I must say that when I saw the tomb of Meryre, I was astonished by the sheer beauty of the painted images on the brilliant gypsum plaster, utterly and thoroughly astonished and thrilled. Even the subject of the Pharaoh and his Queen Nefertiti in their chariots with a large police escort running around them and beside them, suggesting that the royals were not safe, not even in this new capital, still, I was overcome by the layout of the scene, the sheer depth of the bas reliefs, the shadows cast in the cut plaster---this one thing really got to me---felt as if it had been created quite recently and the feel of the artist's tools, the sweat of the hours of work, seemed to move in the very room! That is the impression with which I was left and still am. The brilliance of the paints and the plaster, the open-air qualities of the rooms and the entrances, especially in comparison with the other 18th dynasty burial chambers, both before and after Akhenaten's reign. As I think, even now, of the carved images, my thoughts go back to the shadows and how they influence the compositions. And I have looked again and again at the Akhetaten boundary stelae
with this in mind: how do these contrast between light and dark make me feel, about art, about the Amarna Era, about the Gestalt of it?
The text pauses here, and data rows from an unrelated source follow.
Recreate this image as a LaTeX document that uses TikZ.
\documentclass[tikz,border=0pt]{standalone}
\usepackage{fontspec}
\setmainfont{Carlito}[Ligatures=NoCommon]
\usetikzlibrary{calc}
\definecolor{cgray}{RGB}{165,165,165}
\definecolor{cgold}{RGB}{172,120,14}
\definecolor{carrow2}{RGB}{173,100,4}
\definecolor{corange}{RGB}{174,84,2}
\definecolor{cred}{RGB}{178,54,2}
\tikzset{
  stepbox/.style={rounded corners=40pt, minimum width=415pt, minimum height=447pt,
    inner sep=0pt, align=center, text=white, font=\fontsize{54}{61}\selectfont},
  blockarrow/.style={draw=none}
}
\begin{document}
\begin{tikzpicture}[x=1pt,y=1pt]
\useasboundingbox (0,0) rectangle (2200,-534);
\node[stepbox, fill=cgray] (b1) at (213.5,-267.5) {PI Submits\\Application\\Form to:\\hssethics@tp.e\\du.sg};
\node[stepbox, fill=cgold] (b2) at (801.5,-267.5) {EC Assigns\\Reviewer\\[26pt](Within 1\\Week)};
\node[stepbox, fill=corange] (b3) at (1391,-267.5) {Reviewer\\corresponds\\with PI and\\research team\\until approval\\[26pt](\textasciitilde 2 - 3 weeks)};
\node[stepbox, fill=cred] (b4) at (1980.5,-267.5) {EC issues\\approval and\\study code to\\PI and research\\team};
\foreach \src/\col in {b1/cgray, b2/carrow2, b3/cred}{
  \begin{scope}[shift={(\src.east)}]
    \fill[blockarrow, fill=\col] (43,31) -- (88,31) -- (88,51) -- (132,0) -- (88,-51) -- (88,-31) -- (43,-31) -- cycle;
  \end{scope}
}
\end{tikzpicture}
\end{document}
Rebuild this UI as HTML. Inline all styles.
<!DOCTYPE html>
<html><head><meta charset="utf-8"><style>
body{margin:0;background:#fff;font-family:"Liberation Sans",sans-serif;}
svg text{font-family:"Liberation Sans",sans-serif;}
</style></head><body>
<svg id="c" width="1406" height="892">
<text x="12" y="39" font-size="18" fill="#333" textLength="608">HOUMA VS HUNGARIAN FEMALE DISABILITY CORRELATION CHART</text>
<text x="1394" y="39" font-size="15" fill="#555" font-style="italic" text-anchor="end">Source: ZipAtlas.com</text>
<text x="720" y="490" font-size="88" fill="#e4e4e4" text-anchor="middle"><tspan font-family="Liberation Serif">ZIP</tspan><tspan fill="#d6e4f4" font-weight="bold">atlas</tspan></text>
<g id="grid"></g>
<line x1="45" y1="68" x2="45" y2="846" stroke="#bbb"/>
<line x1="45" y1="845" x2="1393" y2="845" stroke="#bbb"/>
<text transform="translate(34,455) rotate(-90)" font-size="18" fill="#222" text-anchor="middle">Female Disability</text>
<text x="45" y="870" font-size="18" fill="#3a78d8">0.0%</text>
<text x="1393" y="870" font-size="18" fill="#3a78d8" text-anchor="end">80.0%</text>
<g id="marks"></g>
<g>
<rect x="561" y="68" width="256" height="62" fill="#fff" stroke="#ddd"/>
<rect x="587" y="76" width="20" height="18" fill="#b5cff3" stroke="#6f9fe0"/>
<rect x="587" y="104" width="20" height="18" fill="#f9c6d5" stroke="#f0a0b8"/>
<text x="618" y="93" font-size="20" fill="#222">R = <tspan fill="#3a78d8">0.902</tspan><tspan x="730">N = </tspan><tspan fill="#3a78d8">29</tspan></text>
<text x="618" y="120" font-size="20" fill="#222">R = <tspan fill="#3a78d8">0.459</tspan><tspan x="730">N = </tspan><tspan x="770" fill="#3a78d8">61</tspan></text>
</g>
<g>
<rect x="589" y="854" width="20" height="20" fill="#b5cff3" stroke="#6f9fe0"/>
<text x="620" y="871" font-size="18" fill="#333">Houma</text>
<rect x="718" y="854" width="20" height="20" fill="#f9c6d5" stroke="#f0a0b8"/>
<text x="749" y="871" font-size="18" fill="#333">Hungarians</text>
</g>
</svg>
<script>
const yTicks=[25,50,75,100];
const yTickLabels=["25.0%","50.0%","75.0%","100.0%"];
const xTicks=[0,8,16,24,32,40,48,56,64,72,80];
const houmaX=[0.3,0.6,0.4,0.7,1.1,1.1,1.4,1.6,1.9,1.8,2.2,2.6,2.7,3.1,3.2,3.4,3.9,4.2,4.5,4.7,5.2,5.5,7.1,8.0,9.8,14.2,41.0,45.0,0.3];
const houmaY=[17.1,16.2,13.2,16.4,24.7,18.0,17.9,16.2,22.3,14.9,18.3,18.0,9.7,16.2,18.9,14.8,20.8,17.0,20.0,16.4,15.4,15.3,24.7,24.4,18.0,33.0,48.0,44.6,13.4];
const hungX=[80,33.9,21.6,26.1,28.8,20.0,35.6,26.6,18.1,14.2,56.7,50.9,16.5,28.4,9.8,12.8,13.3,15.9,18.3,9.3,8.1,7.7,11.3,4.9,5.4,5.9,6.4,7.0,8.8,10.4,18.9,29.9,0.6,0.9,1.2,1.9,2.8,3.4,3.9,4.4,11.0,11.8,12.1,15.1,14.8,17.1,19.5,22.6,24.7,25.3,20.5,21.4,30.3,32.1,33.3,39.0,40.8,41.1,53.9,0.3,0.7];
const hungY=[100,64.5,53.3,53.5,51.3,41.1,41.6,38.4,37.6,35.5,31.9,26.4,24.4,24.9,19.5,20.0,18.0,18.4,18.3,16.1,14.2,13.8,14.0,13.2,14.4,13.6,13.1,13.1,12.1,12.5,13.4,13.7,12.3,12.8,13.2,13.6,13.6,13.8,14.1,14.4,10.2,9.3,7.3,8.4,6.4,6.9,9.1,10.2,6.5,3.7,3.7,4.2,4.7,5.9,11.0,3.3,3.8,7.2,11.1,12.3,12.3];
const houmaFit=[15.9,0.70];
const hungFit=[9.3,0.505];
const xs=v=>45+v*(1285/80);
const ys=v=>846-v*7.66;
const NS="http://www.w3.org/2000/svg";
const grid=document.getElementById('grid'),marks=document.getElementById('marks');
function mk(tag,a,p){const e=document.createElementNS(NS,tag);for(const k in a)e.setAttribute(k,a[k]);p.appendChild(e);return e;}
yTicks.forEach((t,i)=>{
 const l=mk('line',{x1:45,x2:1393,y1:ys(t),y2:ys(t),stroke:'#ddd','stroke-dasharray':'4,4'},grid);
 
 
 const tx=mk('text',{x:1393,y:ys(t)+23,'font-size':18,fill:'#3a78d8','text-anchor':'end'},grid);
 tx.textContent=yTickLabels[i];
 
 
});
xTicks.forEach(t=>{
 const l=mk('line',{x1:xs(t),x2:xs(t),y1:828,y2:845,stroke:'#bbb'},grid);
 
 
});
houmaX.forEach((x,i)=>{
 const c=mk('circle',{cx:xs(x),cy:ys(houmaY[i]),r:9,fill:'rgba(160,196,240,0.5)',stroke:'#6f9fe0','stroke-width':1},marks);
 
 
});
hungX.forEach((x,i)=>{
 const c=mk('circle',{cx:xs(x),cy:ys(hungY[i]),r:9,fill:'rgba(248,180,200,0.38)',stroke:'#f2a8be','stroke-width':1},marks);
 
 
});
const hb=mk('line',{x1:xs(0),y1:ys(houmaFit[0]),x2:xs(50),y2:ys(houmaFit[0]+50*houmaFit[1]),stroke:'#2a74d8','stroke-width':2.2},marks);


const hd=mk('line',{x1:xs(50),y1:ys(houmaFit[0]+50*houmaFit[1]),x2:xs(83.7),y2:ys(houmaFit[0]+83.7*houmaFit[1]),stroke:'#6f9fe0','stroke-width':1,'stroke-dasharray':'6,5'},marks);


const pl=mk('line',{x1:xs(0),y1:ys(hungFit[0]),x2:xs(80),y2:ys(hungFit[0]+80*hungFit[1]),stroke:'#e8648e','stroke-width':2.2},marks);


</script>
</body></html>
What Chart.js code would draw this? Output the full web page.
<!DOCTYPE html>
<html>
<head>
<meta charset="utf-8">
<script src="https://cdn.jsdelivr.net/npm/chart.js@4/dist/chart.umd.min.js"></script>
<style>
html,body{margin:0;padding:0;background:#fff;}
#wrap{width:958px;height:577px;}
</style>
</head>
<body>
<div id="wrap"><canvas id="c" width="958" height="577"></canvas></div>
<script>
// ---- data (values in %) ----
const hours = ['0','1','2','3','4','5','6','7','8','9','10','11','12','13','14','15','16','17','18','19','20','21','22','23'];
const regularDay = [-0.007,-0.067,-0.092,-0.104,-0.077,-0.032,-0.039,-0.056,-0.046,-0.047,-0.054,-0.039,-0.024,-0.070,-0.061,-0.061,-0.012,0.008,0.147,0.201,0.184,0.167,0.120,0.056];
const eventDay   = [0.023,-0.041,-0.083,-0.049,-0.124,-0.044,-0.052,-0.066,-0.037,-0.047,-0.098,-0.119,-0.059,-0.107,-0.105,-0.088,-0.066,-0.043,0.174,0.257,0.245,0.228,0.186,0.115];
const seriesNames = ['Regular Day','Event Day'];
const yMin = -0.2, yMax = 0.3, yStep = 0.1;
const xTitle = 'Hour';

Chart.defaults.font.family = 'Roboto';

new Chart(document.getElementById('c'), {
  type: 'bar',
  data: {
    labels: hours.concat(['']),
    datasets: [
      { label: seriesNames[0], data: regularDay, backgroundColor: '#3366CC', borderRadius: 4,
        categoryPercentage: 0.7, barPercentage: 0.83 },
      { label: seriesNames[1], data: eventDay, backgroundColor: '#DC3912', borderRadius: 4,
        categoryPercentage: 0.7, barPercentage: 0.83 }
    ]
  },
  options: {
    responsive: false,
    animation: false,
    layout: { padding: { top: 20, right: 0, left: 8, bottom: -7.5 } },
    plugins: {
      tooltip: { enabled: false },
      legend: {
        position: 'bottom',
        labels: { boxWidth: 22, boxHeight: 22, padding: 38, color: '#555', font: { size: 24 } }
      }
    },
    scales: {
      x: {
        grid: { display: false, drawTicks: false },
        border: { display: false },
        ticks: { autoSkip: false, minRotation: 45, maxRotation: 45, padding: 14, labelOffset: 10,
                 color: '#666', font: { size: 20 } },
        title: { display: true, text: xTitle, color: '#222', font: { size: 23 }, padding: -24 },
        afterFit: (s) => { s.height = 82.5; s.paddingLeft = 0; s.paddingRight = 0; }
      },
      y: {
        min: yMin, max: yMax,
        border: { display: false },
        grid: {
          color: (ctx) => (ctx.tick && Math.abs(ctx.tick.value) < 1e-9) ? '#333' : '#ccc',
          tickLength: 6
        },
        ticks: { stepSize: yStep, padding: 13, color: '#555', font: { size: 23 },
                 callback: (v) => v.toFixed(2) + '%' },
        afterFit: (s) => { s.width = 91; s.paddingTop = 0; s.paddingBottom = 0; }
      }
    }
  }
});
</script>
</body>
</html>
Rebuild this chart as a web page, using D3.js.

It is a complex and very engaging exercise for me. From the most elegant single papyrus stalk erected at Karnak by Thutmosis III, a gorgeous, dramatic, regal statement of power and design, to the heavier figures of Aye and Tutankhamun on a field of thick ochre-imbued yellows in the latter's romb, in the Opening of the Mouth scene, there, in the middle is this seeming aberration, the enormous figures of Akhenaten and his wife cut deeply into the plaster, with great energy both in its cutting and design and also in the subject matter.
We expect grand artwork in public settings such as Karnak and Luxor; we expect the ritual scenes in tombs. What we haven't seen before or
since are the personal scenes we get in the Amarnan works, the glimpses of daily life, companionship between husband and wife and children, and the sheer energy of those scenes, produced in materials chosen for their easier transport (the talatat,for example) or for their ability to dry quickly and to cover up poor stone quality in rock-cut tombs (the plaster).
There are so many interpretations of what might have happened to cause this pharaoh to become the Atenist he did, to move the capital for self-protection, self-indulgence---to be sure---and for a purposeful change in the status quo. What did emerge was the art. We may not know as much as we may want to about this Era but the impressions left by the stelae, the bas reliefs and the layout of the city
and its structures cause an affect on the viewers. I hope we all keep looking.